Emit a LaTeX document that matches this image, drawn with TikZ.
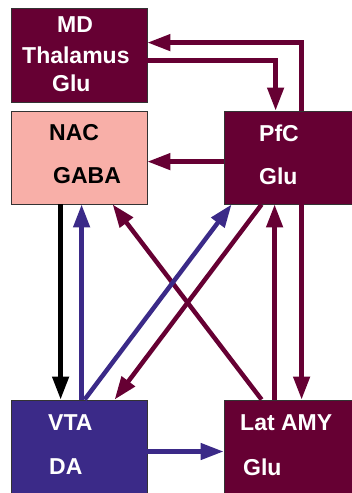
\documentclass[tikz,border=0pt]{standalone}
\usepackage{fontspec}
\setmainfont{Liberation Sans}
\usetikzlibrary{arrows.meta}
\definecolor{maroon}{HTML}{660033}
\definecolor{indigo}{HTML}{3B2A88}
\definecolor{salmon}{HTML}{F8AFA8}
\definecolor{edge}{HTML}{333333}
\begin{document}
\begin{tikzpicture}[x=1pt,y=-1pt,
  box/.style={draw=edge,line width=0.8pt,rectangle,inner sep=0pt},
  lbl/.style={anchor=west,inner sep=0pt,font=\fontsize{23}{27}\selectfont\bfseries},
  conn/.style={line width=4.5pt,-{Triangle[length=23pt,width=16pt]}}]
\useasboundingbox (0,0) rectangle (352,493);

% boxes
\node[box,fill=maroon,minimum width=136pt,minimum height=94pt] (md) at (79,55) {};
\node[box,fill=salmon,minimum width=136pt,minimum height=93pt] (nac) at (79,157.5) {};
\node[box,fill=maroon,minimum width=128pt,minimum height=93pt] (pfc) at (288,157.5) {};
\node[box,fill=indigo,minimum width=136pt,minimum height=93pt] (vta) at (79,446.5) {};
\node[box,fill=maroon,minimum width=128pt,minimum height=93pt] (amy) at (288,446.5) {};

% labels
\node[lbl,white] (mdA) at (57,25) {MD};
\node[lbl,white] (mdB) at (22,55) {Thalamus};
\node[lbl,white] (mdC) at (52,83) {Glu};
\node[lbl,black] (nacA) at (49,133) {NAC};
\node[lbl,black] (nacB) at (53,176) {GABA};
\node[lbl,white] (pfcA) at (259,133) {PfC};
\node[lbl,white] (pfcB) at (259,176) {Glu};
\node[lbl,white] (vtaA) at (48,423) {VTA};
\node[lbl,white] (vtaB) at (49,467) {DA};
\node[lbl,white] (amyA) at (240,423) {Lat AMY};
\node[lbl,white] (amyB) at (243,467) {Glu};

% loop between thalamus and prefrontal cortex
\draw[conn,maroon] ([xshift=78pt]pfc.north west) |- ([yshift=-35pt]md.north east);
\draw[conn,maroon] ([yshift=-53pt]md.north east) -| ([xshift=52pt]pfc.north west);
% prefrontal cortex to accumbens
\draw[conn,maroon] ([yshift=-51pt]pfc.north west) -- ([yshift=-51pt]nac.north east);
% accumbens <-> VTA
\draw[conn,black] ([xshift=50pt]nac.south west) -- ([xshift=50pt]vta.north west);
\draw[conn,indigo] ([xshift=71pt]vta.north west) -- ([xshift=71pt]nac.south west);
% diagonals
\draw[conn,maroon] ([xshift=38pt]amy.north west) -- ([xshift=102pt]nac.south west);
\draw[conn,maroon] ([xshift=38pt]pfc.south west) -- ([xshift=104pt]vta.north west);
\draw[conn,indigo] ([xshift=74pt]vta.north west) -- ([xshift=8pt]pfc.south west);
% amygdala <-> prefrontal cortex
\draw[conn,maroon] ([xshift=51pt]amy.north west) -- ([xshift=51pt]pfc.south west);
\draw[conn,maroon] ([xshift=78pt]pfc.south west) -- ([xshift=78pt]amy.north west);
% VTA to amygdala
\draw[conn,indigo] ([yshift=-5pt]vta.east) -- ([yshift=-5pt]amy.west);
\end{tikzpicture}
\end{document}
+===+
- **Exercise aim**:
Omit every picture while copying the listing above exactly.

- **Finished exercise**:
Emit a LaTeX document that matches this image, drawn with TikZ.
\documentclass[tikz,border=0pt]{standalone}
\usepackage{fontspec}
\setmainfont{Liberation Sans}
\usetikzlibrary{arrows.meta}
\definecolor{maroon}{HTML}{660033}
\definecolor{indigo}{HTML}{3B2A88}
\definecolor{salmon}{HTML}{F8AFA8}
\definecolor{edge}{HTML}{333333}
\begin{document}
\begin{tikzpicture}[x=1pt,y=-1pt,
  box/.style={draw=edge,line width=0.8pt,rectangle,inner sep=0pt},
  lbl/.style={anchor=west,inner sep=0pt,font=\fontsize{23}{27}\selectfont\bfseries},
  conn/.style={line width=4.5pt,-{Triangle[length=23pt,width=16pt]}}]
\useasboundingbox (0,0) rectangle (352,493);

% boxes
\node[box,fill=maroon,minimum width=136pt,minimum height=94pt] (md) at (79,55) {};
\node[box,fill=salmon,minimum width=136pt,minimum height=93pt] (nac) at (79,157.5) {};
\node[box,fill=maroon,minimum width=128pt,minimum height=93pt] (pfc) at (288,157.5) {};
\node[box,fill=indigo,minimum width=136pt,minimum height=93pt] (vta) at (79,446.5) {};
\node[box,fill=maroon,minimum width=128pt,minimum height=93pt] (amy) at (288,446.5) {};

% labels
\node[lbl,white] (mdA) at (57,25) {MD};
\node[lbl,white] (mdB) at (22,55) {Thalamus};
\node[lbl,white] (mdC) at (52,83) {Glu};
\node[lbl,black] (nacA) at (49,133) {NAC};
\node[lbl,black] (nacB) at (53,176) {GABA};
\node[lbl,white] (pfcA) at (259,133) {PfC};
\node[lbl,white] (pfcB) at (259,176) {Glu};
\node[lbl,white] (vtaA) at (48,423) {VTA};
\node[lbl,white] (vtaB) at (49,467) {DA};
\node[lbl,white] (amyA) at (240,423) {Lat AMY};
\node[lbl,white] (amyB) at (243,467) {Glu};

% loop between thalamus and prefrontal cortex
\draw[conn,maroon] ([xshift=78pt]pfc.north west) |- ([yshift=-35pt]md.north east);
\draw[conn,maroon] ([yshift=-53pt]md.north east) -| ([xshift=52pt]pfc.north west);
% prefrontal cortex to accumbens
\draw[conn,maroon] ([yshift=-51pt]pfc.north west) -- ([yshift=-51pt]nac.north east);
% accumbens <-> VTA
\draw[conn,black] ([xshift=50pt]nac.south west) -- ([xshift=50pt]vta.north west);
\draw[conn,indigo] ([xshift=71pt]vta.north west) -- ([xshift=71pt]nac.south west);
% diagonals
\draw[conn,maroon] ([xshift=38pt]amy.north west) -- ([xshift=102pt]nac.south west);
\draw[conn,maroon] ([xshift=38pt]pfc.south west) -- ([xshift=104pt]vta.north west);
\draw[conn,indigo] ([xshift=74pt]vta.north west) -- ([xshift=8pt]pfc.south west);
% amygdala <-> prefrontal cortex
\draw[conn,maroon] ([xshift=51pt]amy.north west) -- ([xshift=51pt]pfc.south west);
\draw[conn,maroon] ([xshift=78pt]pfc.south west) -- ([xshift=78pt]amy.north west);
% VTA to amygdala
\draw[conn,indigo] ([yshift=-5pt]vta.east) -- ([yshift=-5pt]amy.west);
\end{tikzpicture}
\end{document}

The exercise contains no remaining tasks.